Even when she was holding down a day job, she’d boldly ask customers with enviable careers for work experience—and it’d work.
“When I was working in a clothes shop, I would talk to everyone, I’d be like, ‘where do you work? What would you do?” If a stylist came in on a Friday and was doing a shoot on the weekend, I’d be assisting them on the weekend. I did that multiple times.”
She says she’d actively put herself into “situations”, versus passively waiting for opportunities to come to her. After finding out where customers worked, she’d follow up with: “Do you need some help? Can I come?”
Grede’s advice for jobless Gen Z: Kill your darlings
Millions of Gen Zers are currently unemployed—or rather, NEETs, not in employment, education or training.
Grede, meanwhile, has been working since the start of high school.

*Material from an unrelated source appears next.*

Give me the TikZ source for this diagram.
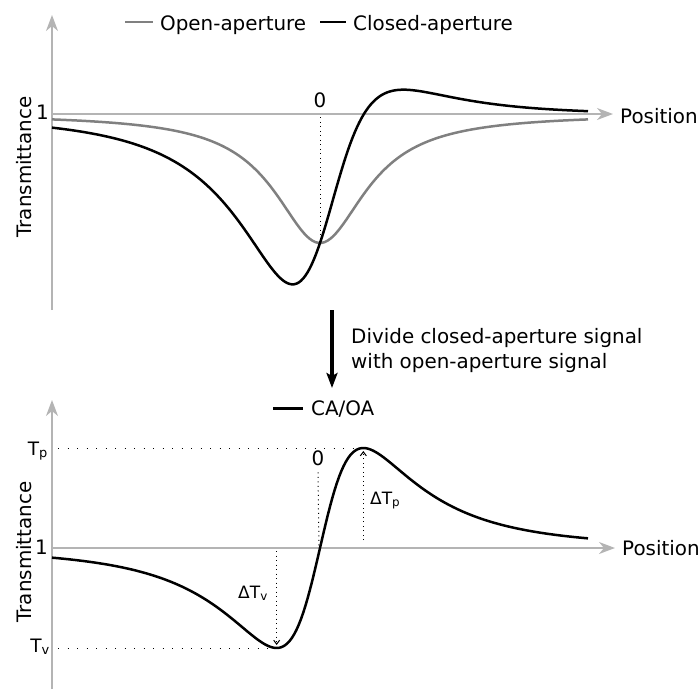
\documentclass[tikz,border=0pt]{standalone}
\usepackage{fontspec}
\setmainfont{DejaVu Sans}
\usetikzlibrary{arrows.meta}
\usetikzlibrary{positioning}
\definecolor{axisgray}{RGB}{180,180,180}
\definecolor{oagray}{RGB}{128,128,128}

\begin{document}
\begin{tikzpicture}[x=1pt,y=-1pt]
\tikzset{lbl/.style={font=\fontsize{19.9}{25}\selectfont,inner sep=0pt},
  smalllbl/.style={font=\fontsize{17}{20}\selectfont,inner sep=0pt},
  axis/.style={axisgray,line width=1.5pt,-{Stealth[length=16pt,width=12pt,inset=5pt]}},
  oacurve/.style={oagray,line width=2.5pt},
  cacurve/.style={black,line width=2.5pt},
  guide/.style={line width=1pt,dash pattern=on 1pt off 3.5pt},
  wideguide/.style={line width=1pt,dash pattern=on 1pt off 8.5pt},
  deltaarrow/.style={guide,-{Straight Barb[length=4pt,width=6pt]}},
  declare function={lor(\x)=1/(1+((\x-320)/56)*((\x-320)/56));
    zs(\u)=4*\u/((\u*\u+9)*(\u*\u+1));}}
\useasboundingbox (0,0) rectangle (699,689);

% upper panel
\coordinate (o1) at (52,310);
\coordinate (y1) at (52,15);
\coordinate (h1) at (52,114);
\coordinate (x1) at (613,114);
\draw[axis] (o1) -- (y1);
\draw[axis] (h1) -- (x1);
\node[lbl,anchor=base west] (p1) at (620,123) {Position};
\node[lbl,anchor=base east] (u1) at (49,119) {1};
\node[lbl,anchor=base,rotate=90] (t1) at (31,167) {Transmittance};

\node[lbl,anchor=base west] (oa) at (160,30) {Open-aperture};
\node[lbl,anchor=base west] (ca) at (353,30) {Closed-aperture};
\draw[oacurve] (125,22) -- (153,22);
\draw[cacurve] (320,22) -- (346,22);

\draw[oacurve] plot[domain=52:588,samples=180] (\x,{114+129*lor(\x)});
\draw[cacurve] plot[domain=52:588,samples=240]
  (\x,{114-300*((1-0.43*lor(\x))*(1+1.8*zs((\x-320)/46))-1)});

\node[lbl,anchor=base] (z1) at (320,107) {0};
\coordinate (c1) at (320,243);
\draw[guide] ([yshift=-10pt]z1.south) -- (c1);

% division step
\coordinate (a1) at (332,310);
\coordinate (a2) at (332,388);
\draw[line width=3.5pt,-{Stealth[length=15pt,width=11pt,inset=3pt]}] (a1) -- (a2);
\node[lbl,anchor=north west,align=left] (dv) at (351,328)
  {Divide closed-aperture signal\\with open-aperture signal};

% lower panel
\coordinate (o2) at (52,689);
\coordinate (y2) at (52,400);
\coordinate (h2) at (52,548);
\coordinate (x2) at (615,548);
\draw[axis] (o2) -- (y2);
\draw[axis] (h2) -- (x2);
\node[lbl,anchor=base west] (p2) at (622,555) {Position};
\node[lbl,anchor=base east] (u2) at (48,554) {1};
\node[lbl,anchor=base,rotate=90] (t2) at (31,552) {Transmittance};

\node[lbl,anchor=base west] (r) at (311,415) {CA/OA};
\draw[cacurve,line width=3pt] (273,408) -- (303,408);

\draw[cacurve] plot[domain=52:588,samples=240]
  (\x,{548-492.5*zs((\x-320)/50.5)});

\node[lbl,anchor=base] (z2) at (318,465) {0};
\coordinate (c2) at (319,548);
\draw[guide] ([yshift=-7pt]z2.south) -- (c2);

\coordinate (pk) at (363.35,448);
\coordinate (vl) at (276.65,648);
\node[lbl,font=\fontsize{18.5}{20}\selectfont,anchor=base east] (tp) at (48,455) {T\textsubscript{p}};
\node[lbl,font=\fontsize{18.5}{20}\selectfont,anchor=base east] (tv) at (50,652) {T\textsubscript{v}};
\draw[wideguide] ([xshift=10pt]tp.east |- pk) -- (pk);
\draw[wideguide] ([xshift=8pt]tv.east |- vl) -- (vl);

\coordinate (pb) at (363.35,540);
\coordinate (vb) at (276.65,551);
\draw[deltaarrow] (pb) -- ([yshift=-3pt]pk);
\draw[deltaarrow] (vb) -- ([yshift=3pt]vl);
\node[smalllbl,anchor=base west] (dp) at (370,504) {ΔT\textsubscript{p}};
\node[smalllbl,anchor=base east] (dv2) at (268,598) {ΔT\textsubscript{v}};
\end{tikzpicture}
\end{document}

“I have had a job since I was 12,” she says. “I started delivering newspapers, then I worked in a deli, then I worked in about four different clothing shops, then I spent a year and a half doing work experience in every small designer and PR agency in London. Then I worked for Quintessentially then I went to Inca productions, where I worked for a fashion show production company. And I changed my job after about three years there. So I went from being an event producer to running the sponsorship department, and then I started my own company.”

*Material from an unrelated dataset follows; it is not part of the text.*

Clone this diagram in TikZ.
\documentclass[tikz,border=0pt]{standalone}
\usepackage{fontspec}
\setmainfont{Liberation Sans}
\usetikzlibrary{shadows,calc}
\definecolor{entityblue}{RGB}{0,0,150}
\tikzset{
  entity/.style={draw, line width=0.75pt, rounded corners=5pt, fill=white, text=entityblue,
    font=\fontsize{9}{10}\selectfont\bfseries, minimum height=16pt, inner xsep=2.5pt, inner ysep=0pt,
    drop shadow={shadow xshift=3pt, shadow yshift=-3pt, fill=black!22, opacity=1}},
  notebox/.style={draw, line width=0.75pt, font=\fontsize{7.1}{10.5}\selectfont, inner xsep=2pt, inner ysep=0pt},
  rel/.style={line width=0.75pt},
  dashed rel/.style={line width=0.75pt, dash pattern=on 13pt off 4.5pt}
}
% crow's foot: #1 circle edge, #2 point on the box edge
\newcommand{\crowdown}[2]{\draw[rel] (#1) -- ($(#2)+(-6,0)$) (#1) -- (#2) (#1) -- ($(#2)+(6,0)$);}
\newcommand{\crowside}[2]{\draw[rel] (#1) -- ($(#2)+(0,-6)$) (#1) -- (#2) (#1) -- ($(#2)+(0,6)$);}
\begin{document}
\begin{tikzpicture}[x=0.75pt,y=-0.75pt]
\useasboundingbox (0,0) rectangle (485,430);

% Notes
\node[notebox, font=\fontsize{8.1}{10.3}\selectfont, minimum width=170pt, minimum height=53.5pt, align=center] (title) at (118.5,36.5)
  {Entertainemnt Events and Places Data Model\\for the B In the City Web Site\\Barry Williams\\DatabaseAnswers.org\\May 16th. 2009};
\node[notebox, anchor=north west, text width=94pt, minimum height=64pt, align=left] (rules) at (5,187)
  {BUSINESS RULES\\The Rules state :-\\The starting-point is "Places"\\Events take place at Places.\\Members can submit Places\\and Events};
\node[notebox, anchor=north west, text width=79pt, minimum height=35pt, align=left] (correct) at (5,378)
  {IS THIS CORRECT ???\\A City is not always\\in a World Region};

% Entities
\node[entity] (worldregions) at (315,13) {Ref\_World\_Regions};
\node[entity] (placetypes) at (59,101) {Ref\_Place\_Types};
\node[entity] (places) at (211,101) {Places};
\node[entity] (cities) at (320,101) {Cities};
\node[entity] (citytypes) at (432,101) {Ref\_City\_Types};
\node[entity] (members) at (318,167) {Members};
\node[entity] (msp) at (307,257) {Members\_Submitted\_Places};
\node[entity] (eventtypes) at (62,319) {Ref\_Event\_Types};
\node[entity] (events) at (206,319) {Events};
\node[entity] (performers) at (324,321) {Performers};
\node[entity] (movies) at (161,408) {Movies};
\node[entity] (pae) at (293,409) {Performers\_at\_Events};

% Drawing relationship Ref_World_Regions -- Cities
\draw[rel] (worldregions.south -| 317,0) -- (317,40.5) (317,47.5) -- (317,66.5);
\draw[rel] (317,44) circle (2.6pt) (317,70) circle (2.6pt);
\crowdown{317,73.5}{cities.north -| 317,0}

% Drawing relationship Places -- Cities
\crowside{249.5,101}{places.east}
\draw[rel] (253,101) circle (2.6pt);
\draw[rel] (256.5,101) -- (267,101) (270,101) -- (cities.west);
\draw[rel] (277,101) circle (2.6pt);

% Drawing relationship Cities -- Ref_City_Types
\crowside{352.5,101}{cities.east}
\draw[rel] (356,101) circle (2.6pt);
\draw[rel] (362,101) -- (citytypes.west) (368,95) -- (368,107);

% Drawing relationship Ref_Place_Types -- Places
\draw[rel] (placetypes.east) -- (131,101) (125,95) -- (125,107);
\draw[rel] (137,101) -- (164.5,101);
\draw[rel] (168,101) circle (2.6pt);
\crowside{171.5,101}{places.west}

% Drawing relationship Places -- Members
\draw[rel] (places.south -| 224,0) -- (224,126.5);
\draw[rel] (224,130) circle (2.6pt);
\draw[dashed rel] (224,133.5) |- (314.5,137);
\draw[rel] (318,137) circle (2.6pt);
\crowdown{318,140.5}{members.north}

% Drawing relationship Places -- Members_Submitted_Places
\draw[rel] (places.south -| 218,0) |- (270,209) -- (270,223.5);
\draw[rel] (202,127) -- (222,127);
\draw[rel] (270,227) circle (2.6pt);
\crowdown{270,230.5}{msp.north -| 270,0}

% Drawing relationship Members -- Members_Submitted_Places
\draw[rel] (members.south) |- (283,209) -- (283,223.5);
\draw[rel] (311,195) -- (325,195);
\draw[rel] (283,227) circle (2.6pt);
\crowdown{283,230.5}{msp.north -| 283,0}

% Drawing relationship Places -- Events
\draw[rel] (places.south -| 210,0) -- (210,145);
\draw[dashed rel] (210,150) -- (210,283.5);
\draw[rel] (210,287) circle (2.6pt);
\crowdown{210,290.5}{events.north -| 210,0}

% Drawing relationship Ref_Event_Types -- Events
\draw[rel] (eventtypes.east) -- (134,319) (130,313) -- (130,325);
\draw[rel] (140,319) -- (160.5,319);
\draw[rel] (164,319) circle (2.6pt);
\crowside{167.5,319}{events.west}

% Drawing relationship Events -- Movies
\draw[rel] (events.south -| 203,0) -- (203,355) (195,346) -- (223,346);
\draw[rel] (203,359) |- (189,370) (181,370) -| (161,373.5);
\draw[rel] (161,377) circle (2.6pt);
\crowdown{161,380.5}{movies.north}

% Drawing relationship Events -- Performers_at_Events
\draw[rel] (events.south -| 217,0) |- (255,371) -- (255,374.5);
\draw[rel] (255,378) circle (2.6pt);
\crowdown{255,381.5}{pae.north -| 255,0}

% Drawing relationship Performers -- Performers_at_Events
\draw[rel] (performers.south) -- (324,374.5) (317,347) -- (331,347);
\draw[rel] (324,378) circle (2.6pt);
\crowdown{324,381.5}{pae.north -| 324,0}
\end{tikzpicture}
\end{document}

Essentially, each experience led to the next. She treated every role—no matter how unglamorous—as a way to collect skills, contacts, and credibility that stacked into her next move. Thanks to a habit of speaking up and standing out, she squeezed real, résumé-worthy experience out of even the most unassuming jobs.
Of course, even Grede experienced her fair share of no’s along the way: “I got very, very, very comfortable with rejection. If I think about how many things didn’t work out for me, there are a lot more than the things that seemingly on paper did work out.”
But she dusted herself off and tried again. It’s why her advice for those struggling to break in is to look at every experience as a step forward—even if it’s not the dream role yet.
“I would think about the idea of transferable skills,” she advises Gen Z job seekers. “We all set ourselves up to think about exactly what we might want to do. And the reality is that you can learn pretty interchangeable skills anywhere.”
Growing up, Grede was fixed on the idea of working in fashion. “I could have got a lot of those skills in an advertising agency or working in another creative industry,” she explains. Gaining experience at an art gallery or boutique and then working your way up the ladder, is much easier than pining for a job at a fashion house straight out of college. You just have to put aside your ego and prioritise building momentum, over perfection.
“I’d do anything to get yourself going in forward motion,” Grede explains.
“In England, we have that lovely saying, ‘killing your darlings’ and sometimes you just have to kill your darlings. You have to do whatever you’ve got to do to move forward. It’s better to just think about forward motion as opposed to being so fixated on what you’d originally imagined things would be like.”